Officebroker takes on the world

Copyright: David Lawson

Published: Property Week Oct 2007


There must be something about the water in Tamworth. How else could a couple of novices in this stress-driven business build one of the country’s top agencies in five years but still look like chirpy teenagers?  And how can they flourish from a Staffordshire market town rather than joining the movers and shakers in London?

  ‘Have you heard of the internet?’ asks joint MD Jim Venables, a youthful 36, almost bemused by such presumption.

   Leading client Tom Stokes, chief executive of Evans Easyspace, shows a similar lack of surprise at the way online brokers have taken over the industry. A huge gap ignored by conventional agents was perfectly suited to a system where tenants search online for short-term space without the intricate legalities of conventional leases.

   But Venables attributes a doubling, then redoubling, of annual turnover over the last few years to more than a network of computers. He and business partner Andy Hayward, a venerable 40, got into the business five years ago because they saw a different gap in the market.  When hunting space for their two-man recruitment firm, they found brokers merely passed queries to landlords, when they really wanted guidance through the blizzard of choices. More research revealed that landlords were just as annoyed by torrents of time-wasting unsuitable leads.

  The Tamworth Two adapted their recruitment training principle of real people offering advice on complex choices and the rest is history. It was a tough first couple of years, although that was because they launched into the teeth of a recession.  Since then business has exploded.

   Today around 50 advisors man the lines, each using intimate knowledge of a local market to guide inquiries to – or away from - business centres. Landlords would normally seethe at occupiers being turned away but not in this frenetic market, where small tenants – often with little idea of what they want – can be more trouble than they are worth. Conventional agents often feel the same.

  Online firms like Officebroker, Instant Offices and SoS have grown exponentially to fill this gap.  Venables and Hayward have done so more quietly than others, partly because they are away from the incestuous London scrum and partly because they only got around to joining key networking group the Business Centres Association last week.  Yet they impressed sector giant Regus enough to be chosen as leading UK broker last year based on deals and revenue generated. 

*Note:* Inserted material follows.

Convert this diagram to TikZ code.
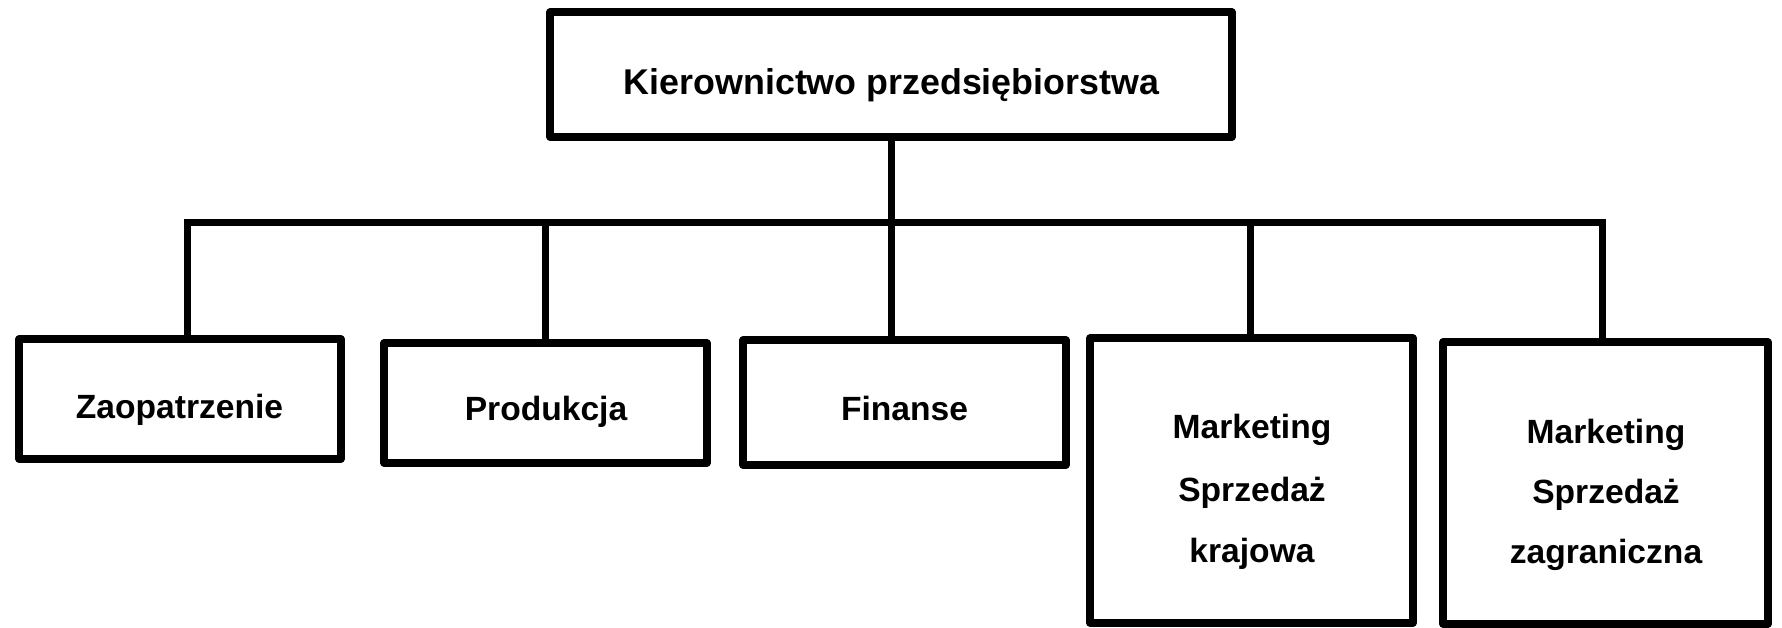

    This is hard evidence of how the internet is transforming the property industry. Online brokers are also becoming as flexible as the space they shift, extending from pure offices to include anything from workshops to management agreements, where landlords outsource surplus space to be run as business centres.

   Stokes has one nagging criticism, however: names have not changed to reflect shifts in the market. A large number of tenants for the mixed space that Evans provides are put off by the ‘office’ in each broker’s name.  ‘This is another gap here which should be filled,’ he says.

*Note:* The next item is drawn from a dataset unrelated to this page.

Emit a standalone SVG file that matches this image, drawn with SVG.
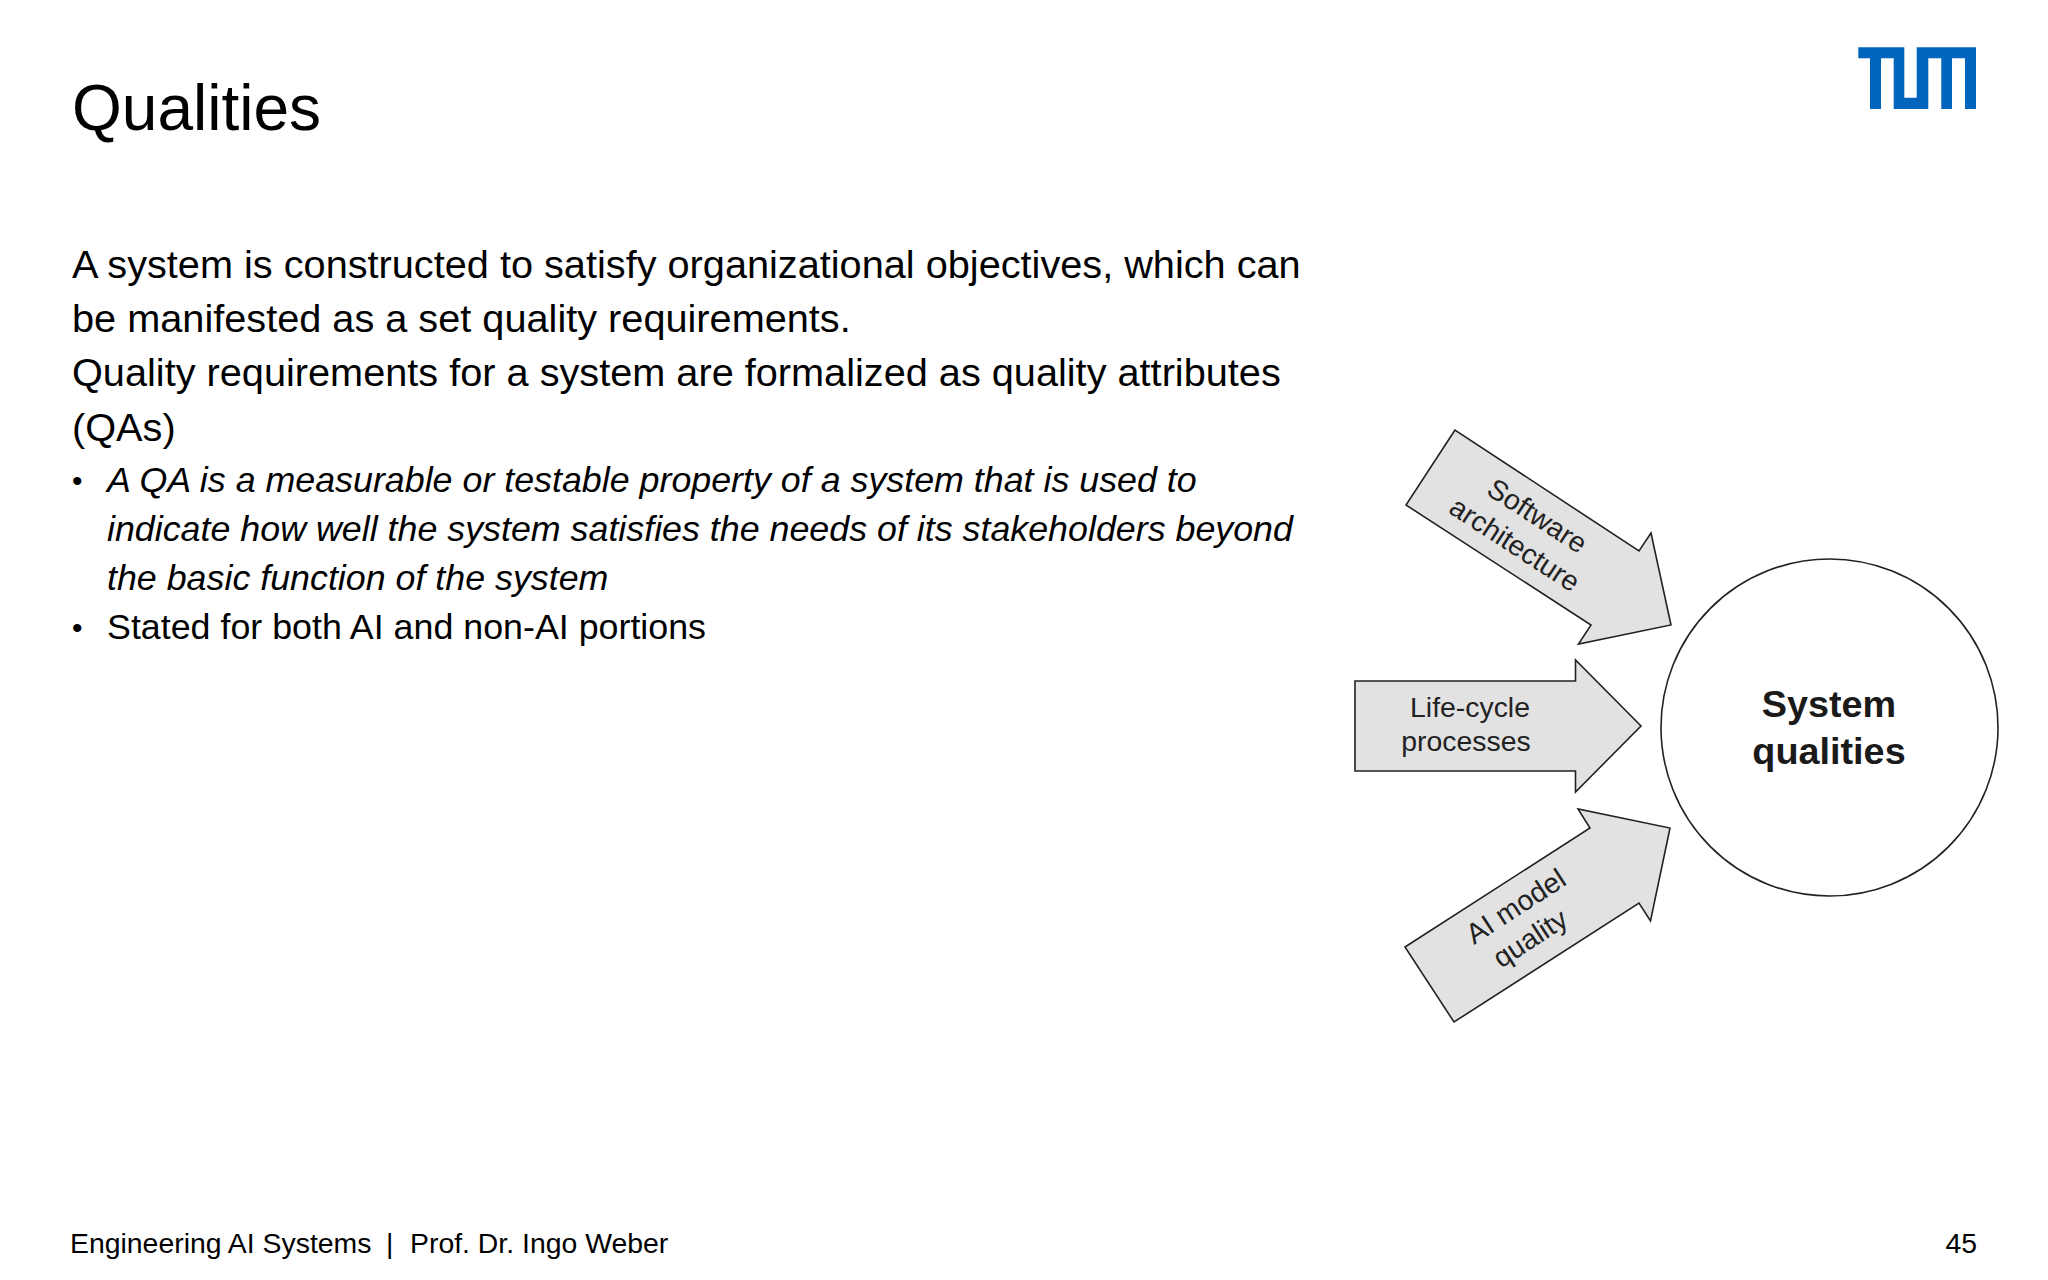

    Venables has other things on his mind than names at the moment, however. World domination, for instance. Dallas became an unlikely twin for Tamworth last year as Officebroker followed other online brokers abroad.  Unlike some operators, however, this is not about handling cross-border demand but taking on the Americans in their own back yard.

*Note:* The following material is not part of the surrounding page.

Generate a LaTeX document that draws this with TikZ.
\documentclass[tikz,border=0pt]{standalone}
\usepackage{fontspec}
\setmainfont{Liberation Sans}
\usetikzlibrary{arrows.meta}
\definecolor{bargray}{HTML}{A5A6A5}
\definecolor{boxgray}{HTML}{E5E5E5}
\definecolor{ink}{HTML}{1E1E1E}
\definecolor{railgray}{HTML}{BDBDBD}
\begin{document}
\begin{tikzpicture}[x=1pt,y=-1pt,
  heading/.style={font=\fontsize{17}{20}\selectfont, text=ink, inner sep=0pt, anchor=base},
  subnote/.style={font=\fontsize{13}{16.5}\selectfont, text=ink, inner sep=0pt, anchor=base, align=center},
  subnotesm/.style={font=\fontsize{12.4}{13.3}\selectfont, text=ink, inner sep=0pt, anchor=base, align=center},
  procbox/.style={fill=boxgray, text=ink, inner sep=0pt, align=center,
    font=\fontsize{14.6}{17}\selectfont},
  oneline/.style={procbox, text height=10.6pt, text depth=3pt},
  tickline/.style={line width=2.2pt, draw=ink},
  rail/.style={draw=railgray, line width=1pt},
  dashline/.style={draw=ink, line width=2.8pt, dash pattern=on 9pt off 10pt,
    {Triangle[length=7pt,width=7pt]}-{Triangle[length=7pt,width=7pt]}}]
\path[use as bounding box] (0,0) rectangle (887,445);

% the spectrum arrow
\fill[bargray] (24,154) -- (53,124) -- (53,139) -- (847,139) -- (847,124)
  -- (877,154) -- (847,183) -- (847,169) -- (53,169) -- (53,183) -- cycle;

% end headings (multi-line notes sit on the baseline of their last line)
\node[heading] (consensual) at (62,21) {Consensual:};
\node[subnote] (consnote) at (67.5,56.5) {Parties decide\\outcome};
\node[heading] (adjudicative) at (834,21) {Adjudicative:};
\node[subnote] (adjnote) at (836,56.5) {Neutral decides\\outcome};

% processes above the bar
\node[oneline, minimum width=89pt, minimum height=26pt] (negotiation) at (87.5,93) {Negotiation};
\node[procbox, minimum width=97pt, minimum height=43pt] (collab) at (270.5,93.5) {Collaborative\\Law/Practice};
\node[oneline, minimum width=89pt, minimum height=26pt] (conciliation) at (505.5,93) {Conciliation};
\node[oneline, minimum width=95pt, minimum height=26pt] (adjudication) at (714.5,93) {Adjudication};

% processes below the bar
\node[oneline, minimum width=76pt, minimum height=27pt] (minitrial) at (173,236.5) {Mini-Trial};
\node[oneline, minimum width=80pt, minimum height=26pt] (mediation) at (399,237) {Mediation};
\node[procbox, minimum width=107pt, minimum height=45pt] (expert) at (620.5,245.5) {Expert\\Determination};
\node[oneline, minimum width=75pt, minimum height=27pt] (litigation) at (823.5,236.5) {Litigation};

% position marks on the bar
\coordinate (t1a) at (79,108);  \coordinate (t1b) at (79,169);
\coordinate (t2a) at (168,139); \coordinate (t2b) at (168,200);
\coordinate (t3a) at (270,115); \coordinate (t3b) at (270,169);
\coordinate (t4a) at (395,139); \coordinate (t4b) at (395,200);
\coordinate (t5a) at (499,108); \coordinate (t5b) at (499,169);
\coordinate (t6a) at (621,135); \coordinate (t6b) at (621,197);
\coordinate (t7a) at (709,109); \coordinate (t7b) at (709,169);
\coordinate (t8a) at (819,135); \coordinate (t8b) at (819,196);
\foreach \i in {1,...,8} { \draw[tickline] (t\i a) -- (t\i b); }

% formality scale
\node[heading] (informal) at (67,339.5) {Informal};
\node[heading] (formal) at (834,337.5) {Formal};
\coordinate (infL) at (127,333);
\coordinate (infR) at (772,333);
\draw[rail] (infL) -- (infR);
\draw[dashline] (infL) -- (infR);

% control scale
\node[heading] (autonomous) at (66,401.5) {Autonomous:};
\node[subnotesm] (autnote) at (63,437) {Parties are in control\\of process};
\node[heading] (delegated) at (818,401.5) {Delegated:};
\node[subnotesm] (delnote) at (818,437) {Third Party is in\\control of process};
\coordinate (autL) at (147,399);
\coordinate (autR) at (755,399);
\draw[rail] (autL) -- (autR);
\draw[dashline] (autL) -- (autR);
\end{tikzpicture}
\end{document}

   How scary is that? Opening shop in a country where serviced space was invented must tell on the nerves.  Not at all, insists Venables. In many ways the UK is ahead of the US, he says. The total market might be bigger but London has more choice per square foot than even Manhattan – which comes back to the need to filter potential occupiers. That approach has been successful enough to draw in more than 200 US landlords. Asia is next on the agenda. Venables can’t see why the same business plan won’t work there – and provide some interesting trips. ‘It’s fun being international,’ he says. ‘You get to see so many new places.’

   So, stressed out agents. It’s not Tamworth water that keeps the wrinkles at bay. Have fun to stay young – which is probably easier said than done at the moment.   

========================================================

   Keeping a provincial base does not mean Officebroker refuses to recognize the importance of London. In fact it is about to publish research revealing  Paddington Basin, Kings Cross, Marylebone and Clapham among the UK’s top 40 markets.  But it is confident about handling them via regular visits and staff knowledgeable about their geographic areas. The survey also reveals there is life outside the capital, with Brighton, Bromley, Chelmsford and Folkestone high on the list.  And there is plenty of life further afield. Provincial centres such as Liverpool, Gateshead and Glasgow are up there as well.